Robot and asset self-certification – The robot needs to assess and certify the state of the asset it is inspecting, and understand how it changes under a variety of scenarios. The robot itself needs to be certifiable too, able to detect and recover from failure of any of its systems, to avoid being the weak link in the operations.

The research is supported by a wide range of testing facilities to accelerate deployment readiness. The Hub will take advantage of Scotland’s lochs to test underwater robots, in collaboration with other institutions like SAMS (the Scottish Association for Marine Science) and the Underwater Centre in Fort William, and complemented by the various labs of the participating universities.

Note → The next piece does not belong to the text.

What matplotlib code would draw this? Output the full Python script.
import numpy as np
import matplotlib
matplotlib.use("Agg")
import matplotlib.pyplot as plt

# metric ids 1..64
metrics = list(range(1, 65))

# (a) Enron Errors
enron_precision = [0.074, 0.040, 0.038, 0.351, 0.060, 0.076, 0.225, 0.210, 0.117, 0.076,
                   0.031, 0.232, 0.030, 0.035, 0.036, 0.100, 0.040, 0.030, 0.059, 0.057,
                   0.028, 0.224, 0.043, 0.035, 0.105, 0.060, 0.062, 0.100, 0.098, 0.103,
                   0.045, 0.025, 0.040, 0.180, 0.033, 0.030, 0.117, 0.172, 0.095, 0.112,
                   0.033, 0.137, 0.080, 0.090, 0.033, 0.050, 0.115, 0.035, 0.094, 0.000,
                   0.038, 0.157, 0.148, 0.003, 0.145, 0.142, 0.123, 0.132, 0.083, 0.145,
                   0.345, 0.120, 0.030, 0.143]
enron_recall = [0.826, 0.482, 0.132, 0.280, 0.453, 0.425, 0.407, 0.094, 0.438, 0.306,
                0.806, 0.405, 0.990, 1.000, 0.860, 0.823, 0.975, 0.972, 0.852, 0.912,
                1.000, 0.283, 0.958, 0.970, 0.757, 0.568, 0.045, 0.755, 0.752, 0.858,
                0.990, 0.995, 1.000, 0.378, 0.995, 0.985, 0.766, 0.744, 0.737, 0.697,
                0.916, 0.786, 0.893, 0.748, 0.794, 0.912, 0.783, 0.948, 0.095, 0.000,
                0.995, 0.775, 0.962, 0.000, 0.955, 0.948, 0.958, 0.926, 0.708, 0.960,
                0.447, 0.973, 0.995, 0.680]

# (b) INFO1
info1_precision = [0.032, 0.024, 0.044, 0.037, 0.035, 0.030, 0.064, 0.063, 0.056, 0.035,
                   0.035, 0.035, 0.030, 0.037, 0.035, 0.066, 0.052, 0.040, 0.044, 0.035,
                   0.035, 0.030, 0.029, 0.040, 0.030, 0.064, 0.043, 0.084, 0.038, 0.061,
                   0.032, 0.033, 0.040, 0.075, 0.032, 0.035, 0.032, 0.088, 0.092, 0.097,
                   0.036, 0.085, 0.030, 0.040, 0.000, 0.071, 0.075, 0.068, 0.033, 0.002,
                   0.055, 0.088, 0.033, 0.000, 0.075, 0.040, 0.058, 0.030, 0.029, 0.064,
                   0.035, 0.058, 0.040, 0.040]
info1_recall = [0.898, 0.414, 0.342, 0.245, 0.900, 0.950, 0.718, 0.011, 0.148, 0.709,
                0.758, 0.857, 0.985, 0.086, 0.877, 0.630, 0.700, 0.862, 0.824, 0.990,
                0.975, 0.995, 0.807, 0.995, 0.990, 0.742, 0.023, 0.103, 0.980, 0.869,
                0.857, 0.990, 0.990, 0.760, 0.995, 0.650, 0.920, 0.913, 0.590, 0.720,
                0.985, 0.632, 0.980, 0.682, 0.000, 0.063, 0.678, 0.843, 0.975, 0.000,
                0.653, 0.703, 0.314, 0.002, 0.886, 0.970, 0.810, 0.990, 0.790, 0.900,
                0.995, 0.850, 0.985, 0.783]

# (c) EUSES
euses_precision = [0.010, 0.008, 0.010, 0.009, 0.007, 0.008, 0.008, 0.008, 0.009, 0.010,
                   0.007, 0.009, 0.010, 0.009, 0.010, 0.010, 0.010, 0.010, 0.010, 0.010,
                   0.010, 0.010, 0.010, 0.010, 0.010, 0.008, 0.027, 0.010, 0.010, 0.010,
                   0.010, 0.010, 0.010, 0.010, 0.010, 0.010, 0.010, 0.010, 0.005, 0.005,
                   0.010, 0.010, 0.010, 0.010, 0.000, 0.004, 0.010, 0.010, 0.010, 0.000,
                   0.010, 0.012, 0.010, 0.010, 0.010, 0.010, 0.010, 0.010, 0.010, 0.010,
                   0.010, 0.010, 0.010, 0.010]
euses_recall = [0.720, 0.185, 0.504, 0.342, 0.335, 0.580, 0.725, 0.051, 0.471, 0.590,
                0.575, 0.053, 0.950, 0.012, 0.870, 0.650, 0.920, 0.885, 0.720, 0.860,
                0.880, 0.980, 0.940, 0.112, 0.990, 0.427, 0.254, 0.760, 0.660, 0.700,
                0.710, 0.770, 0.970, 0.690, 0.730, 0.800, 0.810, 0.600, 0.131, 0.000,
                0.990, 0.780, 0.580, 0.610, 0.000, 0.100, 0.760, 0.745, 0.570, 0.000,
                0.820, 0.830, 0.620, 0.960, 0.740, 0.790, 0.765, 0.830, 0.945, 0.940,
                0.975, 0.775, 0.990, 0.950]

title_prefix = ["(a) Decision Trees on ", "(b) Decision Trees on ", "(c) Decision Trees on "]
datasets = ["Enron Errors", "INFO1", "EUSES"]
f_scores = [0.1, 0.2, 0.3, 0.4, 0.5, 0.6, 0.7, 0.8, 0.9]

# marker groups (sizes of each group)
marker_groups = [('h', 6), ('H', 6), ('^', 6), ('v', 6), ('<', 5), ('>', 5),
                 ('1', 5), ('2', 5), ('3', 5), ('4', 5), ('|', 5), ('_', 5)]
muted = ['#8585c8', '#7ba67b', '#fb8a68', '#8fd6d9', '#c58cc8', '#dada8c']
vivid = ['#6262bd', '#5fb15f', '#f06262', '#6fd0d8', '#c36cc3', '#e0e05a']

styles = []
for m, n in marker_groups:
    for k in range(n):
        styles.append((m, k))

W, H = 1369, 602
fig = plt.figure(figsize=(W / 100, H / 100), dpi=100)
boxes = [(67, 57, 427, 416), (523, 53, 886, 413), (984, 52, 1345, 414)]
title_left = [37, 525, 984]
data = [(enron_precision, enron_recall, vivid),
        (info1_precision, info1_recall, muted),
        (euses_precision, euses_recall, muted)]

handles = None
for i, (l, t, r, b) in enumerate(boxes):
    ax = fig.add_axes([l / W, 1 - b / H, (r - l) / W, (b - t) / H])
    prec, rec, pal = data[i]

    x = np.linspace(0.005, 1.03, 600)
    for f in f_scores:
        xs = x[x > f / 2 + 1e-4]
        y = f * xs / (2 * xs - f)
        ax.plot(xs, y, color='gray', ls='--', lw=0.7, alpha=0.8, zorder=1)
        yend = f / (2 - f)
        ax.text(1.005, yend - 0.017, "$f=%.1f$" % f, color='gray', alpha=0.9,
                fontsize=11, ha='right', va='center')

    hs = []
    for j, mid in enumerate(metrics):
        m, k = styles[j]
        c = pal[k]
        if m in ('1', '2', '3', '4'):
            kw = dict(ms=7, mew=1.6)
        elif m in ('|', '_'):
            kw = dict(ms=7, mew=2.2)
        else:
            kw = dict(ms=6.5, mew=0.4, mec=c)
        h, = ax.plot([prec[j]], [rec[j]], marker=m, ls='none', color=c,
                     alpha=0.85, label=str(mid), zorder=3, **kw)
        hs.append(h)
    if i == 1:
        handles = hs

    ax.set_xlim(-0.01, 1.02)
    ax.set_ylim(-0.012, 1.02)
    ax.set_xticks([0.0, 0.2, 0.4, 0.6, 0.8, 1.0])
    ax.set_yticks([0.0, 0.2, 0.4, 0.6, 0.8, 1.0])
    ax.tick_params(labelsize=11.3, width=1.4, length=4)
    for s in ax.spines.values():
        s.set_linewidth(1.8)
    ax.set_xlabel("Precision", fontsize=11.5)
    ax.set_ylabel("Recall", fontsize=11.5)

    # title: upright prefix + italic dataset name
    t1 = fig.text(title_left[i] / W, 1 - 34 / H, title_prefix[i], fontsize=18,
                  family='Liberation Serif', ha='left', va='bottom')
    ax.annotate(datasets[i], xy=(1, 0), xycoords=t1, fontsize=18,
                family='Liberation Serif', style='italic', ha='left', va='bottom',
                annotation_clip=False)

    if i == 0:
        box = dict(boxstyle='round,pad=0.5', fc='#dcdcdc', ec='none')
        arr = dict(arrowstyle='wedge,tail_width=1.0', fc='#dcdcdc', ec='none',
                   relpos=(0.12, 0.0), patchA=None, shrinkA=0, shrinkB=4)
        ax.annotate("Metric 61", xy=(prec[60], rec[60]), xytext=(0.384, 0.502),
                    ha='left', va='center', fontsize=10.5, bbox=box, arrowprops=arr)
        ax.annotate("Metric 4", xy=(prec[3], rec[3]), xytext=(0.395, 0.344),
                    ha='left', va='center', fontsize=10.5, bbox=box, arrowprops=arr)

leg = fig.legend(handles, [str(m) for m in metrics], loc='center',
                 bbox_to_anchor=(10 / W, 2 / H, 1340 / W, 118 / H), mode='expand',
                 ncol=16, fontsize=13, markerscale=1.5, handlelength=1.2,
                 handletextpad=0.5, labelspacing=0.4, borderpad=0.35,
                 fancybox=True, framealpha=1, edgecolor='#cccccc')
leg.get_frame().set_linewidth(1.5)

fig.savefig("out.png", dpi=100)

Clearly the ORCA Hub has a great set of capabilities and leading experts from top UK universities onboard to pursue its ambitious mission. As exciting as all this sounds, and it is indeed exciting, this is a journey. And it is a journey that requires active involvement and participation by the industry to ensure it fulfils its mission.

We need to bridge the gap between academic research and industry projects to accelerate deployment of solutions in the field, an objective very much in line with the Technology Centre’s purpose.

We are actively part of this journey, with our own Rebecca Allison chairing the ‘Industry Leadership & Opportunity Panel’ for the ORCA Hub. We look forward to engaging industry partners, from operators to technology companies, to join the panel and work together to accelerate the autonomous offshore energy field of the future.